Medos de uma adolescente
Por trás do diário, estava uma "menina esperta, mas bem normal", afirma o diretor. Steinbichler diz que lhe foi importante "tirar Anne de um possível trono sacrossanto". E isso a película conseguiu. A obra descreve exaustivamente os pensamentos de uma jovem, coloca a adolescência e o comportamento durante a puberdade no centro das atenções. Assim, a vida na clandestinidade não é reduzida ao aspecto de uma situação ameaçadora, devido á perseguição nazista.
O filme consegue aproximar o expectador das ideias da adolescente de 15 anos. "Anne não é sobretudo uma vítima do nazismo, mas em primeira linha uma garota vivaz, com esperanças e sentimentos", completam os produtores. "Roubaram de Anne Frank uma vida completamente normal", diz Steinbichler.
E a segunda abordagem bem pessoal do diretor, a transformação da escrita em discurso? A importância disso se vê principalmente no início da película: "Eu sugeri os chamados 'speaches', as falas de Anne diretamente para a câmera", afirma o cineasta. "Com isso, quero perguntar: Quem é ela?" No começo do filme se vê, portanto, a atriz Lea van Acken se dirigindo ao espectador.
Uma Anne Frank para o ano de 2016
Grandes temas do passado, adaptações literárias ou documentos de valor histórico, como o diário da adolescente Anne Frank, são refilmadas de tempos em tempos.

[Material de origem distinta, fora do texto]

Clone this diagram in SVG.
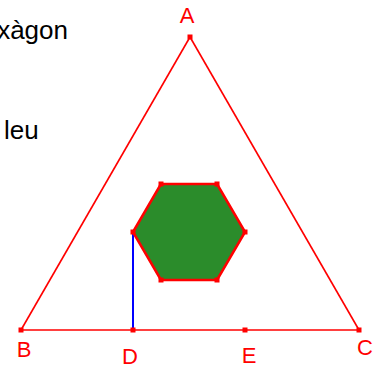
<svg xmlns="http://www.w3.org/2000/svg" width="384" height="371" viewBox="0 0 384 371">
<style>
.lbl{font-family:"Liberation Sans",Arial,sans-serif;font-size:22px;fill:#ff0000}
.txt{font-family:"Liberation Sans",Arial,sans-serif;font-size:26px;fill:#000000}
.pt{fill:#ff0000}
.seg{stroke:#ff0000;stroke-width:1.6;fill:none}
</style>
<rect width="384" height="371" fill="#ffffff"/>
<text class="txt" x="68" y="39" text-anchor="end">xàgon</text>
<text class="txt" x="4" y="139">leu</text>
<g id="connectors">
<line class="seg" x1="190" y1="37" x2="21" y2="330"/>
<line class="seg" x1="190" y1="37" x2="359" y2="330"/>
<line class="seg" x1="21" y1="330" x2="359" y2="330"/>
<line x1="133" y1="232" x2="133" y2="330" stroke="#0000ff" stroke-width="2"/>
</g>
<g id="hexagon">
<polygon points="161,184 217,184 245,232 217,280 161,280 133,232" fill="#2b8c2b" stroke="#ff0000" stroke-width="2.5" stroke-linejoin="round"/>
<rect class="pt" x="158.5" y="181.5" width="5" height="5"/>
<rect class="pt" x="214.5" y="181.5" width="5" height="5"/>
<rect class="pt" x="242.5" y="229.5" width="5" height="5"/>
<rect class="pt" x="214.5" y="277.5" width="5" height="5"/>
<rect class="pt" x="158.5" y="277.5" width="5" height="5"/>
<rect class="pt" x="130.5" y="229.5" width="5" height="5"/>
</g>
<g id="A"><rect class="pt" x="187.5" y="34.5" width="5" height="5"/><text class="lbl" x="187" y="23" text-anchor="middle">A</text></g>
<g id="B"><rect class="pt" x="18.5" y="327.5" width="5" height="5"/><text class="lbl" x="24" y="357" text-anchor="middle">B</text></g>
<g id="C"><rect class="pt" x="356.5" y="327.5" width="5" height="5"/><text class="lbl" x="365" y="355" text-anchor="middle">C</text></g>
<g id="D"><rect class="pt" x="130.5" y="327.5" width="5" height="5"/><text class="lbl" x="130" y="364" text-anchor="middle">D</text></g>
<g id="E"><rect class="pt" x="242.5" y="327.5" width="5" height="5"/><text class="lbl" x="249" y="363" text-anchor="middle">E</text></g>
</svg>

A vantagem disso está em poder sempre alcançar um novo público. O jovem espectador de hoje pode se interessar por uma filmagem melodramática hollywoodiana de 1959? Provavelmente não. O filme dirigido por Steinbichler tem melhores chances.
Um segundo argumento para essa nova versão pode ser a referência à atualidade. Ainda que O diário de Anne Frank de 2016 respeite estritamente os acontecimentos históricos, o filme deixa espaço para as elucubrações dos espectadores.
"Meu desejo e vontade são que Anne Frank se transforme em alguém contemporâneo, de forma quase despercebida", diz o diretor, ressaltando que é claro que o material ainda é histórico, mas não é preciso encená-lo como um épico tedioso. Steinbichler afirma estar convencido de que "somente um piscar de olhos nos separa do que aconteceu naquela época".
Assim, a primeira produção cinematográfica alemã sobre o famoso diário se encaixa entre os muitos filmes históricos apresentados na 66ª Berlinale, que muitas vezes fazem referência aos nossos tempos.